Quelqu'un peut-il être fondé à dire, en permanence, "la paix, à mes conditions"
? Faire des concessions sur un territoire peut sembler, à certaines conditions,
impératif, ou tout au moins politiquement opportun. Mais faire des compromis
sur l'histoire, voilà qui est totalement impossible.
Vous allez me demander, qu'est-ce que tout ça a avoir avec la paix ? Je continue
à croire en la paix de tout mon coeur. Je suis méfiant, toutefois, contre
tout ce qui se voudrait une forme d'apaisement. Donne-t-on la plus grande
partie de la Vieille Ville de Jérusalem à Yasser Arafat et aux extrémistes
en remerciement de leurs actes ?
Les Palestiniens insistent, d'autre part, sur un "droit au retour" pour plus
de trois millions de réfugiés. Sur cette question, Israël est uni, il rejette
unanimement cette perspective. Il est sans doute nécessaire de rappeler l'histoire
de cette tragédie pour les Palestiniens. En 1947, Israël a accepté le plan
de partage de la Palestine ; les Arabes l'ont rejeté.
En 1948, David Ben-Gurion a atteint les frontières de ce qui devait devenir
l'Etat palestinien. Non seulement les Arabes rejetèrent la main qu'il leur
tendait, mais ils envoyèrent six armées étrangler l'Etat juif nouveau-né.
A l'instigation de leurs dirigeants, 600 000 Palestiniens quittèrent le pays
convaincus que, une fois Israël vaincu, ils pourraient retourner chez eux.
J'ai vu leurs enfants, dans les camps de réfugiés, à Gaza ; leur sort ne saurait
laisser quiconque indifférent. Il est impératif de résoudre ce problème. Mais
la solution d'un retour massif est impensable.

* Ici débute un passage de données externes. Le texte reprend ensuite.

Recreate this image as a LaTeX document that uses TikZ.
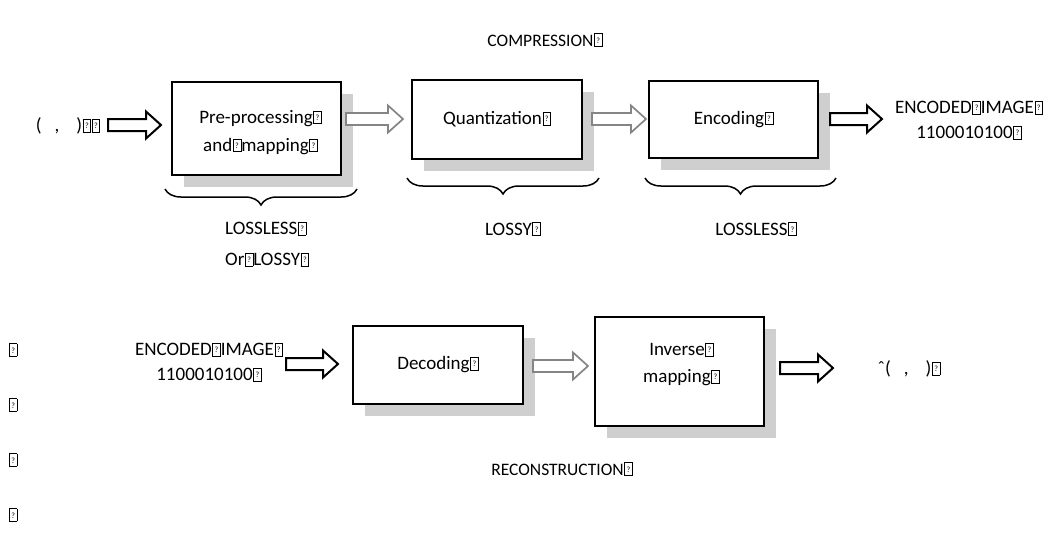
\documentclass[tikz,border=0pt]{standalone}
\usepackage{fontspec}
\setmainfont{Carlito}
\usetikzlibrary{calc,shadows,decorations.pathreplacing}

% placeholder glyph box
\newcommand{\mg}{\kern0.6pt{\setlength{\fboxsep}{0pt}\setlength{\fboxrule}{0.7pt}\fbox{\makebox[7pt]{\rule{0pt}{12pt}\raisebox{3pt}{\fontsize{8}{8}\selectfont ?}}}}}

% hollow block arrow from #2 to #3 (horizontal), style #1
\newcommand{\blockarrow}[3]{%
  \draw[#1] let \p1=(#2), \p2=(#3) in
    (\x1,\y1+6) -- (\x2-15,\y1+6) -- (\x2-15,\y1+13.5) -- (\x2,\y1)
    -- (\x2-15,\y1-13.5) -- (\x2-15,\y1-6) -- (\x1,\y1-6) -- cycle;}

\tikzset{
  stage/.style={draw=black, line width=1.8pt, fill=white, inner sep=2pt,
    align=center, font=\fontsize{19}{28}\selectfont,
    drop shadow={shadow xshift=12pt, shadow yshift=-12pt, fill=black!19, opacity=1}},
  txt/.style={inner sep=0pt, font=\fontsize{19}{24}\selectfont, align=center},
  head/.style={inner sep=0pt, font=\fontsize{17.5}{22}\selectfont},
  blk/.style={draw=black, line width=2pt, fill=white, line join=miter},
  gry/.style={draw=black!48, line width=1.7pt, fill=white, line join=miter},
  brc/.style={draw=black, line width=1.5pt,
    decorate, decoration={brace, mirror, amplitude=16pt}}
}

\begin{document}
\begin{tikzpicture}[x=1pt, y=-1pt]
\useasboundingbox[fill=white] (0,0) rectangle (1061,550);

% ---------- compression chain ----------
\node[head] (title1) at (545,40) {COMPRESSION\mg};
\node[txt] (fxy) at (68,126) {(\hspace{13pt},\hspace{17pt})\mg\mg};

\node[stage, minimum width=169pt, minimum height=93pt] (pre) at (256.5,128.5) {};
\node[txt, font=\fontsize{19}{28}\selectfont] (pretxt) at ($(pre.center)+(4,4)$)
  {Pre-processing\mg\\and\mg mapping\mg};
\node[stage, minimum width=170pt, minimum height=79pt] (quant) at (497,119.5)
  {Quantization\mg};
\node[stage, minimum width=169pt, minimum height=77pt] (enc) at (733.5,119.5)
  {Encoding\mg};
\node[txt, font=\fontsize{19}{25}\selectfont] (code1) at (969,120)
  {ENCODED\mg IMAGE\mg\\1100010100\mg};

\coordinate (a0s) at (108,125);  \coordinate (a0e) at (161,125);
\coordinate (a1s) at (346,119);  \coordinate (a1e) at (403,119);
\coordinate (a2s) at (592,119);  \coordinate (a2e) at (646,119);
\coordinate (a3s) at (830,119);  \coordinate (a3e) at (882,119);
\blockarrow{blk}{a0s}{a0e}
\blockarrow{gry}{a1s}{a1e}
\blockarrow{gry}{a2s}{a2e}
\blockarrow{blk}{a3s}{a3e}

% braces and their labels
\draw[brc] (165,189) -- (357,189);
\draw[brc] (407,178) -- (599,178);
\draw[brc] (645,178) -- (836,178);
\node[txt, anchor=west, align=left, font=\fontsize{19}{31}\selectfont] (lab1) at (225,244)
  {LOSSLESS\mg\\Or\mg LOSSY\mg};
\node[txt] (lab2) at (513,229) {LOSSY\mg};
\node[txt] (lab3) at (756,229) {LOSSLESS\mg};

% ---------- reconstruction chain ----------
\node[txt, font=\fontsize{19}{25}\selectfont] (code2) at (209,362)
  {ENCODED\mg IMAGE\mg\\1100010100\mg};
\node[stage, minimum width=170pt, minimum height=78pt] (dec) at (438,365)
  {Decoding\mg};
\node[stage, minimum width=169pt, minimum height=109pt] (inv) at (679.5,371.5) {};
\node[txt, font=\fontsize{19}{27}\selectfont] (invtxt) at ($(inv.center)+(2,-7)$)
  {Inverse\mg\\mapping\mg};
\node[txt] (fhat) at (909,369) {ˆ(\hspace{13pt},\hspace{17pt})\mg};
\node[head] (title2) at (562,469) {RECONSTRUCTION\mg};

\coordinate (b0s) at (286,364);  \coordinate (b0e) at (338,364);
\coordinate (b1s) at (533,366);  \coordinate (b1e) at (588,366);
\coordinate (b2s) at (780,368);  \coordinate (b2e) at (833,368);
\blockarrow{blk}{b0s}{b0e}
\blockarrow{gry}{b1s}{b1e}
\blockarrow{blk}{b2s}{b2e}

% stray placeholder marks down the left margin
\node[txt] (m1) at (13,350) {\mg};
\node[txt] (m2) at (13,405) {\mg};
\node[txt] (m3) at (13,460) {\mg};
\node[txt] (m4) at (13,515) {\mg};
\end{tikzpicture}
\end{document}
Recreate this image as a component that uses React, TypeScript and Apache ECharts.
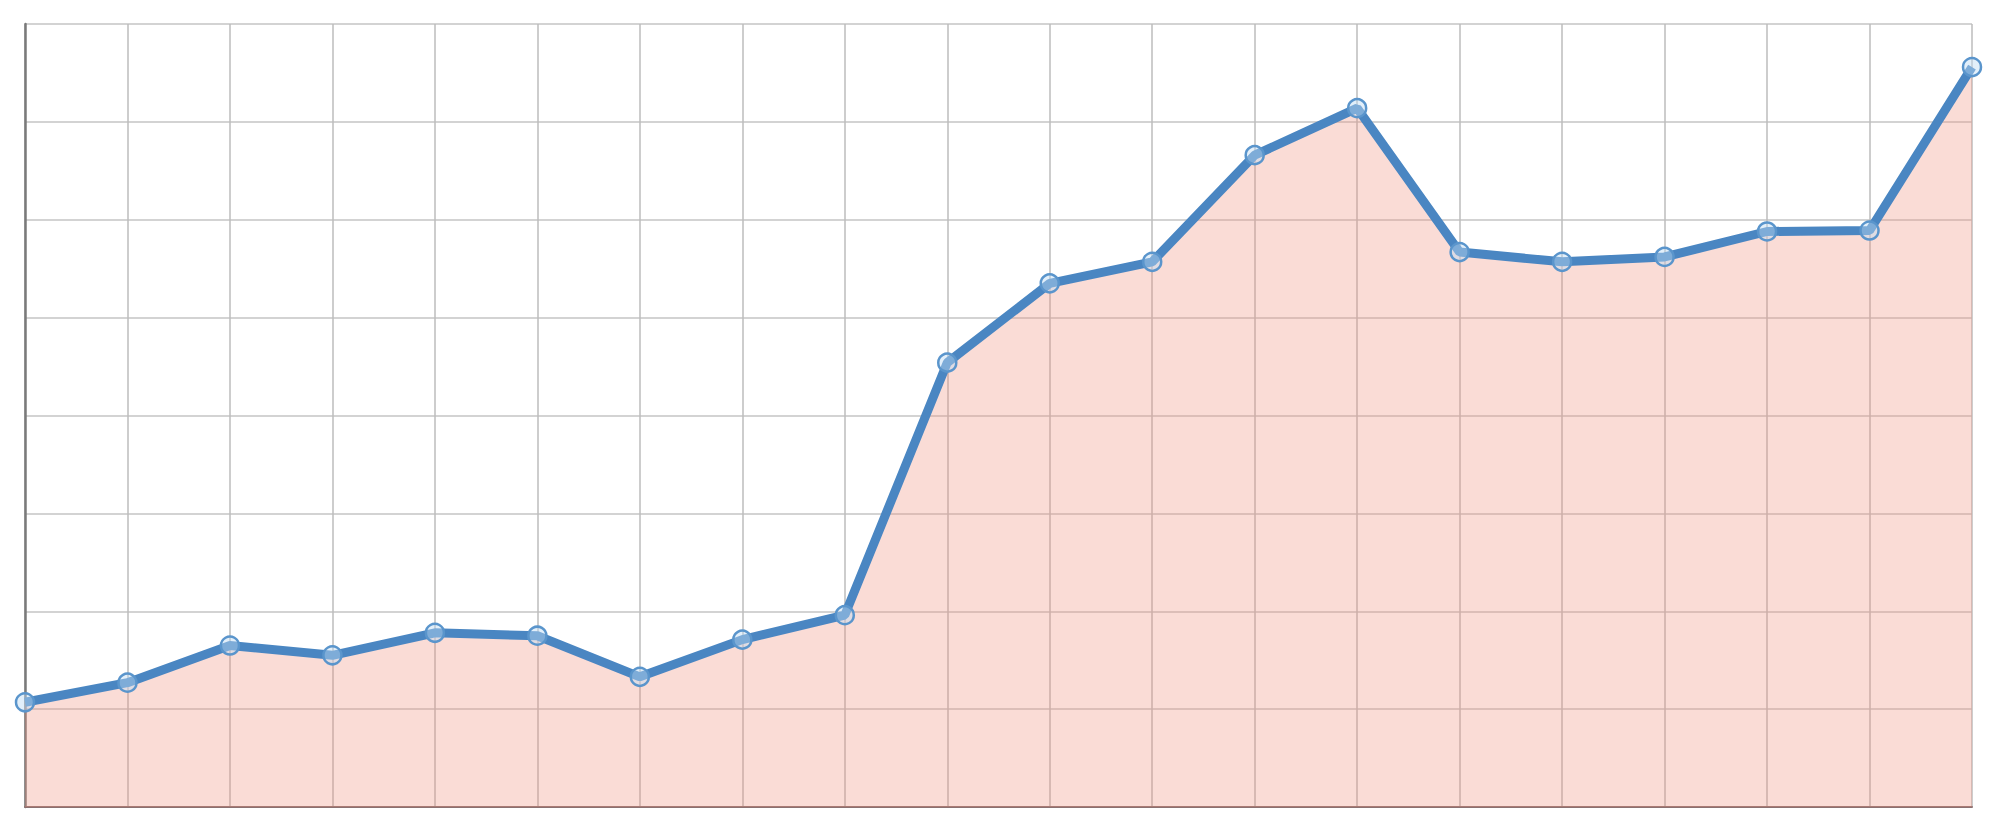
import React, { useEffect, useRef } from "react";
import * as echarts from "echarts";

const categories = ["1", "2", "3", "4", "5", "6", "7", "8", "9", "10", "11", "12", "13", "14", "15", "16", "17", "18", "19", "20"];
const values = [1.07, 1.27, 1.65, 1.55, 1.78, 1.75, 1.33, 1.71, 1.96, 4.54, 5.35, 5.57, 6.66, 7.14, 5.67, 5.57, 5.62, 5.88, 5.89, 7.56];
const yMin = 0;
const yMax = 8;
const yInterval = 1;

export default function App() {
  const ref = useRef<HTMLDivElement>(null);
  useEffect(() => {
    if (!ref.current) return;
    const chart = echarts.init(ref.current, undefined, { renderer: "svg" });
    chart.setOption({
      animation: false,
      backgroundColor: "#ffffff",
      grid: { left: 25, right: 28, top: 24, bottom: 26, containLabel: false },
      xAxis: {
        type: "category",
        data: categories,
        boundaryGap: false,
        axisLabel: { show: false },
        axisTick: { show: false },
        axisLine: { show: true, lineStyle: { color: "#8a7070", width: 2 } },
        splitLine: { show: true, lineStyle: { color: "#bdbdbd", width: 1.5 } },
      },
      yAxis: {
        type: "value",
        min: yMin,
        max: yMax,
        interval: yInterval,
        axisLabel: { show: false },
        axisTick: { show: false },
        axisLine: { show: true, lineStyle: { color: "#7a7a7a", width: 2.5 } },
        splitLine: { show: true, lineStyle: { color: "#c4c4c4", width: 1.5 } },
      },
      series: [
        {
          type: "line",
          data: values,
          symbol: "circle",
          symbolSize: 18,
          showAllSymbol: true,
          lineStyle: { color: "#4a86c2", width: 9 },
          itemStyle: { color: "rgba(190,220,245,0.45)", borderColor: "#5a95cc", borderWidth: 2.5 },
          areaStyle: { color: "rgba(238,145,125,0.45)", origin: "start" },
        },
      ],
    });
    return () => chart.dispose();
  }, []);
  return <div ref={ref} style={{ position: "fixed", left: 0, top: 0, width: 2000, height: 833 }} />;
}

Pour beaucoup d'Israéliens,
cela serait se suicider, tout comme couper Jérusalem de ses racines reviendrait
à un suicide spirituel.
Ce que je vais dire, je vais le dire avec une grande amertume : après avoir
vu, à la télévision, les visages de certains jeunes Palestiniens déformés
par la haine, il m'est plus difficile que jamais de croire en la volonté de
paix des Palestiniens. Le problème n'est pas qu'ils veulent un Israël plus
petit ; ils ne veulent pas d'Israël du tout.
Et pourtant. Bien que toutes les options semblent avoir été épuisées, la paix
demeure notre seul espoir commun ; la violence et la guerre ont rempli bien
trop de sépultures, des deux côtés. Cela ne peut pas - ne doit pas - continuer.
Bien des Israéliens pensent comme moi : les Palestiniens doivent avoir le
droit de vivre librement et dignement, sans peur et sans honte. Il est de
la responsabilité du monde et d'Israël de faire tout ce qui est possible afin
de les aider, et de le faire d'une manière qui ne leur fasse pas perdre la
face. Je suis tout particulièrement préoccupé pour les Arabes israéliens.
Ils sont citoyens d'Israël, et leurs droits civils doivent être protégés ;
c'est un impératif absolu.
Quand à Jérusalem, ne vaudrait-il pas mieux résoudre toutes les autres questions
pendantes d'abord et renvoyer à plus tard les décisions fixant le sort de
la plus sainte des villes ? Je n'ai pas cessé de croire que des ponts humains
peuvent être lancés entre les deux communautés, grâce à des visites réciproques
entre étudiants, enseignants, musiciens, écrivains, artistes, hommes d'affaires
et journalistes. Peut-être, dans vingt ans, les enfants de ces (deux) peuples
seront-ils mieux outillés pour approcher la plus brûlante des questions :
Jérusalem. Peut-être comprendront-ils pourquoi l'âme juive porte en elle la
blessure et l'amour d'une ville dont les clés ont été confiées à sa mémoire.
Elie Wiesel, professeur de sciences humaines à l'Université de Boston,
est lauréat du Prix Nobel pour la Paix 1986.